Provided data:
((

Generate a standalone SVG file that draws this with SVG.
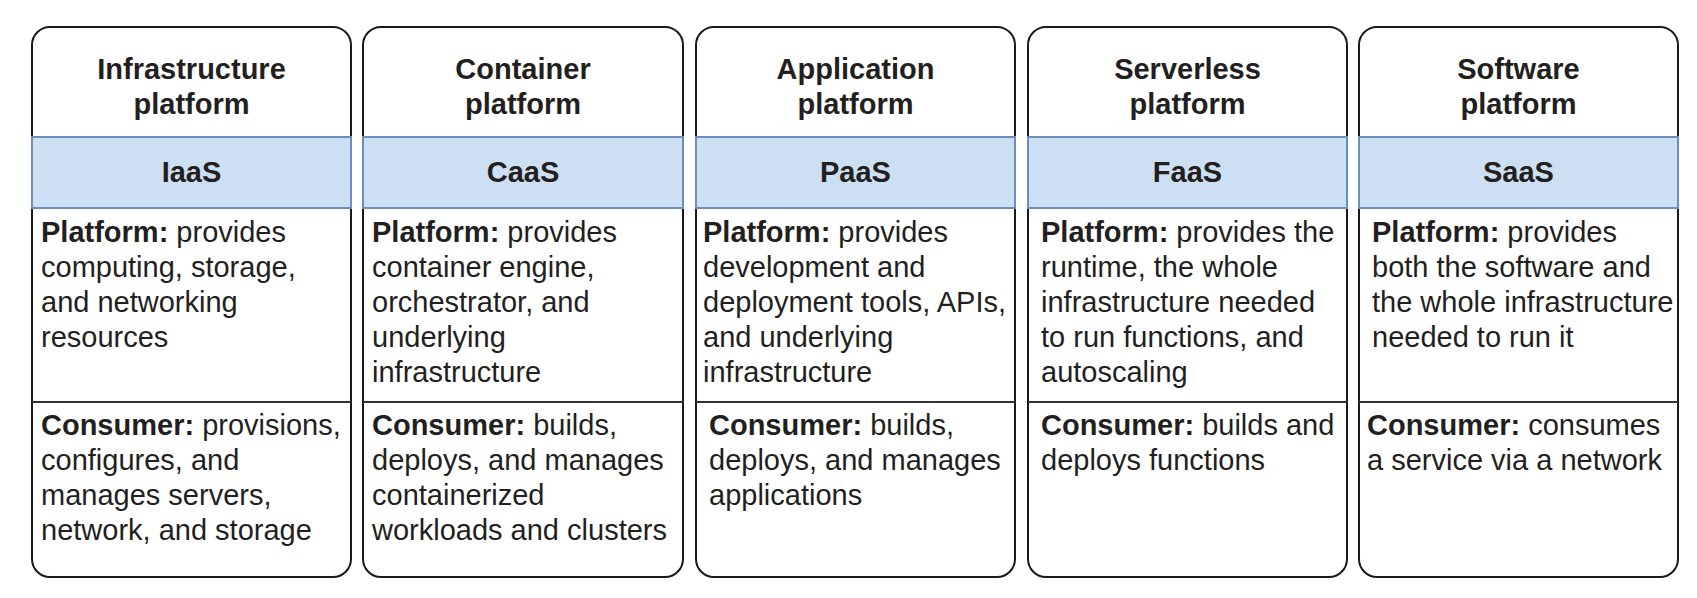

))
((

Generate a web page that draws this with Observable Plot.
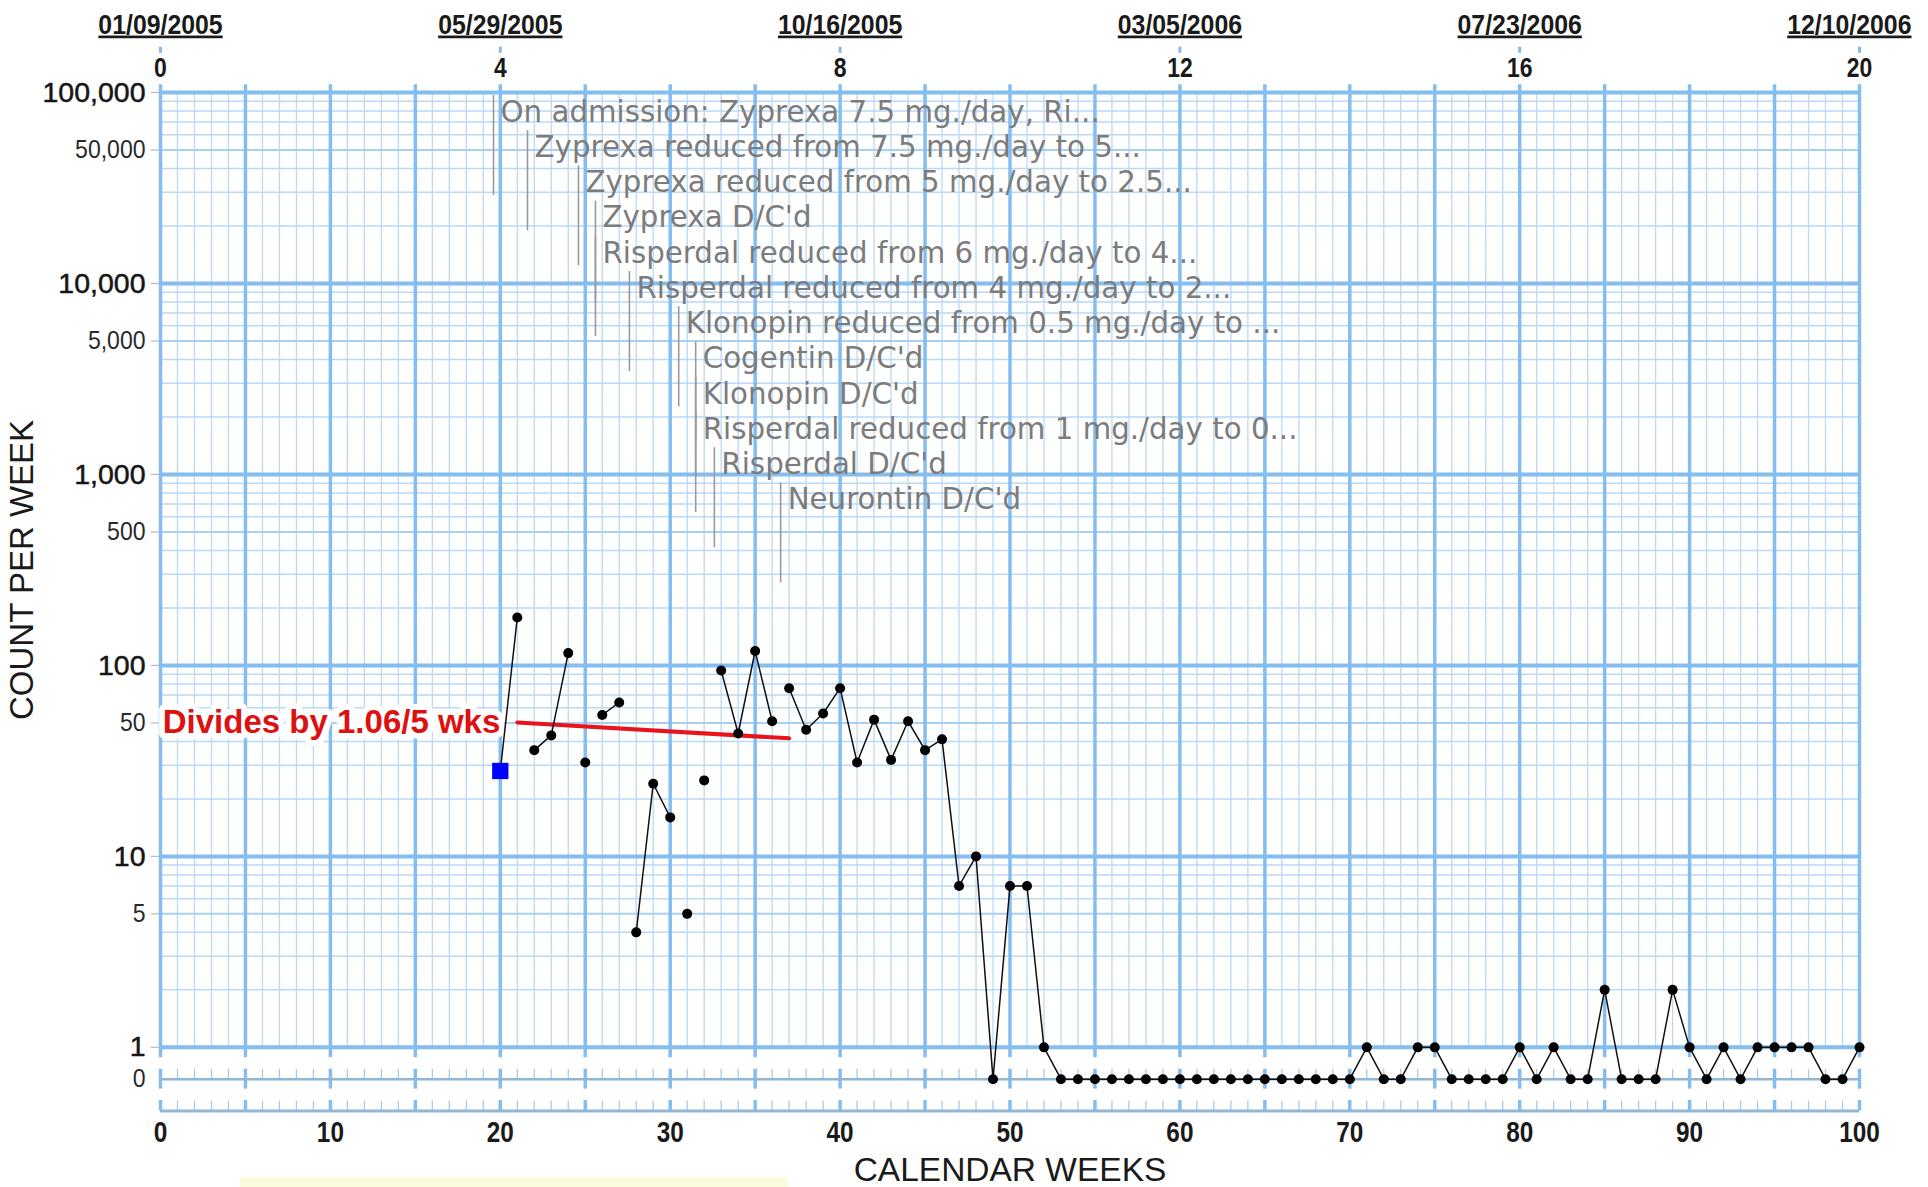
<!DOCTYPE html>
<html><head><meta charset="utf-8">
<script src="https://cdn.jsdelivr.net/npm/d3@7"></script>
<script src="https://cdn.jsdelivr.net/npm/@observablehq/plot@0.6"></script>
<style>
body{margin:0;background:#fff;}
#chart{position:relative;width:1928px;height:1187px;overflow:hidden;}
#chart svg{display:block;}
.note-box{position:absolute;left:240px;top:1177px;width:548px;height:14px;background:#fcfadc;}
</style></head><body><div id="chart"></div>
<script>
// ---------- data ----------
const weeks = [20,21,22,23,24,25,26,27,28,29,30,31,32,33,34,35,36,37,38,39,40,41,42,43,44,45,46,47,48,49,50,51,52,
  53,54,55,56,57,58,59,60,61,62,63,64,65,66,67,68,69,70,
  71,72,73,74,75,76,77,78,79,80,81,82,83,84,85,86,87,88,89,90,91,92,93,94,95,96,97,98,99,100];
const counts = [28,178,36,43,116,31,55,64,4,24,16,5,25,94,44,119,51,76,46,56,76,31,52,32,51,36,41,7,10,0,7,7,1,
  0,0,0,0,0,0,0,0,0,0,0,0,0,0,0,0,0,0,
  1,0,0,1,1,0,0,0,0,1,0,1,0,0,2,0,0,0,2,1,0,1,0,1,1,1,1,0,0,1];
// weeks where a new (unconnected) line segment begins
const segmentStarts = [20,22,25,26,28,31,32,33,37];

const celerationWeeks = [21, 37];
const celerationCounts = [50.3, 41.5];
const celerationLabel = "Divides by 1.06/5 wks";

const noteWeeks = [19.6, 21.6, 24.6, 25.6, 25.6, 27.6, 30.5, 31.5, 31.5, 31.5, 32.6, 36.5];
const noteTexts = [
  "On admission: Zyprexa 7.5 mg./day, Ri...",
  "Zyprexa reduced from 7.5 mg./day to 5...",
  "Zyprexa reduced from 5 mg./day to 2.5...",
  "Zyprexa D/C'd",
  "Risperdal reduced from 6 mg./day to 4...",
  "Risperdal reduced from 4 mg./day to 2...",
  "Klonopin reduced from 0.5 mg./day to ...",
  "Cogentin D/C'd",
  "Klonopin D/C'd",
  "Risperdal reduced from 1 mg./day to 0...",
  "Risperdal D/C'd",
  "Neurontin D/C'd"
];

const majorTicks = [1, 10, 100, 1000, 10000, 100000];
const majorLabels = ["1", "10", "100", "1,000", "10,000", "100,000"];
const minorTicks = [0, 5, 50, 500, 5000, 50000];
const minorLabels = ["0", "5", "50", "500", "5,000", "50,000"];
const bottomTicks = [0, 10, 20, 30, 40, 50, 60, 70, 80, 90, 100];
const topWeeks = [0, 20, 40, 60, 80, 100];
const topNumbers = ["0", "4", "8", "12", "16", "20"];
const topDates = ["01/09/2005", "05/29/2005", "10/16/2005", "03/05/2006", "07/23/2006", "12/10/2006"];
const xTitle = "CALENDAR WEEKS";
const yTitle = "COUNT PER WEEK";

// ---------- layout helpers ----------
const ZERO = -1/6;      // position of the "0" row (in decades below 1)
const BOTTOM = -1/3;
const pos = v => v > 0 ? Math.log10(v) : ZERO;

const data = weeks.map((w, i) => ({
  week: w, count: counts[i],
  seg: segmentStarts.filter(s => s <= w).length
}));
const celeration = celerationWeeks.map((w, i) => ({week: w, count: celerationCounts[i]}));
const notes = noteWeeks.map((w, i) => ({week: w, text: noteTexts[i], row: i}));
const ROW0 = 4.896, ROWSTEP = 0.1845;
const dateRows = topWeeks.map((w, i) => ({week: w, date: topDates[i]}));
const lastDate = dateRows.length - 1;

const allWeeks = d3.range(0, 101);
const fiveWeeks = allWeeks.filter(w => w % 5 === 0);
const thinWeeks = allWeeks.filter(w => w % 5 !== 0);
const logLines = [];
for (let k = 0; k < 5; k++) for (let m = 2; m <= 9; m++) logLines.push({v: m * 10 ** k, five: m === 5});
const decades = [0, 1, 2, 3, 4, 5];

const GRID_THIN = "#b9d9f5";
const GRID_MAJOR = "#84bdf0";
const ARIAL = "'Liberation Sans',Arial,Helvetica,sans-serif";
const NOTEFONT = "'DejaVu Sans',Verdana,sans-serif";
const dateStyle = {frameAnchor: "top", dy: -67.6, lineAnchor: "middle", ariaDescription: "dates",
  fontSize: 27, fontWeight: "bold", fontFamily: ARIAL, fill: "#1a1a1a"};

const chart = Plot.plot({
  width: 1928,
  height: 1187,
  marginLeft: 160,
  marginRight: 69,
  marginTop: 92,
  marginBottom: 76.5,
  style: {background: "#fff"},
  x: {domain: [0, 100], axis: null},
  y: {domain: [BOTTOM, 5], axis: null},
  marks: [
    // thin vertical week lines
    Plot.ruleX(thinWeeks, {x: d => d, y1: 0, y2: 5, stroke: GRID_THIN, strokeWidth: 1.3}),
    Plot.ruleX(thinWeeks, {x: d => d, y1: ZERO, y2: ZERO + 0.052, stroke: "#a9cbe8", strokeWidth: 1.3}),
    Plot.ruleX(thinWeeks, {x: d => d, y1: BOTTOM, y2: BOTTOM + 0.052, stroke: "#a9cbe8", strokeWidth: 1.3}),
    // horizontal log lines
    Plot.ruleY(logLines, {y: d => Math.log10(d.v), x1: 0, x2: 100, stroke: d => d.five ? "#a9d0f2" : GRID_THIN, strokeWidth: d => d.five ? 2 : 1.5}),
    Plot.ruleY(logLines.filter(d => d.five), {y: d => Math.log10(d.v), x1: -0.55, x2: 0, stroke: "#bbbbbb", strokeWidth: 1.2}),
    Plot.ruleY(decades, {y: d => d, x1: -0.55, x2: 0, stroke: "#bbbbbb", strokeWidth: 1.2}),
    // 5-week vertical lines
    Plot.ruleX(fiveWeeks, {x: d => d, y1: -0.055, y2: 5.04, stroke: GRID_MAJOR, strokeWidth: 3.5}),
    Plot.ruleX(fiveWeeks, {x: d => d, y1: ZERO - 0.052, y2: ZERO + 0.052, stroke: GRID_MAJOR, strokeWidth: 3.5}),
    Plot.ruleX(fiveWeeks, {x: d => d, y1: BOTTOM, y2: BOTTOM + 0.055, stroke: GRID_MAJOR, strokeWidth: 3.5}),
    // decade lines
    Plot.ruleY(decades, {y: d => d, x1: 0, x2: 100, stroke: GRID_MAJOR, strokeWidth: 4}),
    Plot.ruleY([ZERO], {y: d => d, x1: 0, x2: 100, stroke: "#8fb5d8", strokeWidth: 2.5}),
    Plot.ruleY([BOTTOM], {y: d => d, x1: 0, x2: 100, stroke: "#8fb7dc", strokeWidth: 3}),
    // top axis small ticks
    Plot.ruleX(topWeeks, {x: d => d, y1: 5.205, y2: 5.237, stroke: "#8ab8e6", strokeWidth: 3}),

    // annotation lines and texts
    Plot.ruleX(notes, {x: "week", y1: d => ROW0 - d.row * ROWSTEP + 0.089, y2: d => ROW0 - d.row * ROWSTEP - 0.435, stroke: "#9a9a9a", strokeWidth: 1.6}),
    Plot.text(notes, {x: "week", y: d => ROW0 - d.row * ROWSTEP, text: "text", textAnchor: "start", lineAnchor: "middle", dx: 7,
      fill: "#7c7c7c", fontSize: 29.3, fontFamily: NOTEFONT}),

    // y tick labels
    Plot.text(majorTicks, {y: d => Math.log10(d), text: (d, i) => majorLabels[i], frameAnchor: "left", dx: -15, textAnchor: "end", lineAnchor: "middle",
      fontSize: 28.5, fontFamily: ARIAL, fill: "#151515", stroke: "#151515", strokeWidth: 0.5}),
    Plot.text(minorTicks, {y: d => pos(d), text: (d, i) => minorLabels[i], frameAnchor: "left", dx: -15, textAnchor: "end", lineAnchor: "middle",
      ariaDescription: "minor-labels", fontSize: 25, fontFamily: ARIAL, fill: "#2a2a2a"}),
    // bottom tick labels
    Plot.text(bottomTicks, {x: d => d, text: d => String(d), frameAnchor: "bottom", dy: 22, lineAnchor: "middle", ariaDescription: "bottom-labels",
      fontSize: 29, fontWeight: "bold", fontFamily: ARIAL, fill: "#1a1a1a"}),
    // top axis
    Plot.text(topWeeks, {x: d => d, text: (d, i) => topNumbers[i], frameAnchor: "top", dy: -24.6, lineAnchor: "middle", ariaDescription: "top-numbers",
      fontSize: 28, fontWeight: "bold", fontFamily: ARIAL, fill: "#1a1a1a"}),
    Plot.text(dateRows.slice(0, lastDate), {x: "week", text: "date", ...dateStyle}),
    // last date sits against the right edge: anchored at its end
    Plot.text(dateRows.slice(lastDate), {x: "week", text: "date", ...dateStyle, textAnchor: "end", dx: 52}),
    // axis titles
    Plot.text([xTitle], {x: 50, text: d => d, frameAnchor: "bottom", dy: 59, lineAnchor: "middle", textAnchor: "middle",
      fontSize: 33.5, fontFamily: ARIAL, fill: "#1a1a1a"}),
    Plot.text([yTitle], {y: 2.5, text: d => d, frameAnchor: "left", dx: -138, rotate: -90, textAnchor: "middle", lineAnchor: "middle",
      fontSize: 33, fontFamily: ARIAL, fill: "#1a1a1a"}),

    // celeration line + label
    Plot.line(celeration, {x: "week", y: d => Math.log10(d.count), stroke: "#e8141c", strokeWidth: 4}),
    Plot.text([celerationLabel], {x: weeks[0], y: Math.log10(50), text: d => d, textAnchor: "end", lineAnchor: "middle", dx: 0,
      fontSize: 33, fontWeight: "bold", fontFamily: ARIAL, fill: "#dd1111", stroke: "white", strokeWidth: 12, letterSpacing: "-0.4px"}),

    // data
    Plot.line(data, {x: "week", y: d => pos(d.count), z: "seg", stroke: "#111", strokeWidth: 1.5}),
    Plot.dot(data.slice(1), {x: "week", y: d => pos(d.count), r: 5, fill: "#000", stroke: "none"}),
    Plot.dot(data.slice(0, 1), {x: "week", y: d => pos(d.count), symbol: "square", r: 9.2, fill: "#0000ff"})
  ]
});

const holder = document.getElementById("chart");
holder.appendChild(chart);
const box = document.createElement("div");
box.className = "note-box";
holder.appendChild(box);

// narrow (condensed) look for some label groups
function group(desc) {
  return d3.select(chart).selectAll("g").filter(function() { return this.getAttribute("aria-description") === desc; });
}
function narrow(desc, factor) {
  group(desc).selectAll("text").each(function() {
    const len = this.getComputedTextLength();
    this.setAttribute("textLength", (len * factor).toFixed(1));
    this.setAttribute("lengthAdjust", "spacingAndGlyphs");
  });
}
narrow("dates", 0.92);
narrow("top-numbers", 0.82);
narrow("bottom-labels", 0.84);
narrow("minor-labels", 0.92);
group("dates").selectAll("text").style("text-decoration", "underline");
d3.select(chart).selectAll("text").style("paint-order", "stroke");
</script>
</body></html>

))

Your objective:
Find the lines with the string "this" and reproduce them.

Worked solution:
Generate a standalone SVG file that draws this with SVG.
Generate a web page that draws this with Observable Plot.
  return d3.select(chart).selectAll("g").filter(function() { return this.getAttribute("aria-description") === desc; });
    const len = this.getComputedTextLength();
    this.setAttribute("textLength", (len * factor).toFixed(1));
    this.setAttribute("lengthAdjust", "spacingAndGlyphs");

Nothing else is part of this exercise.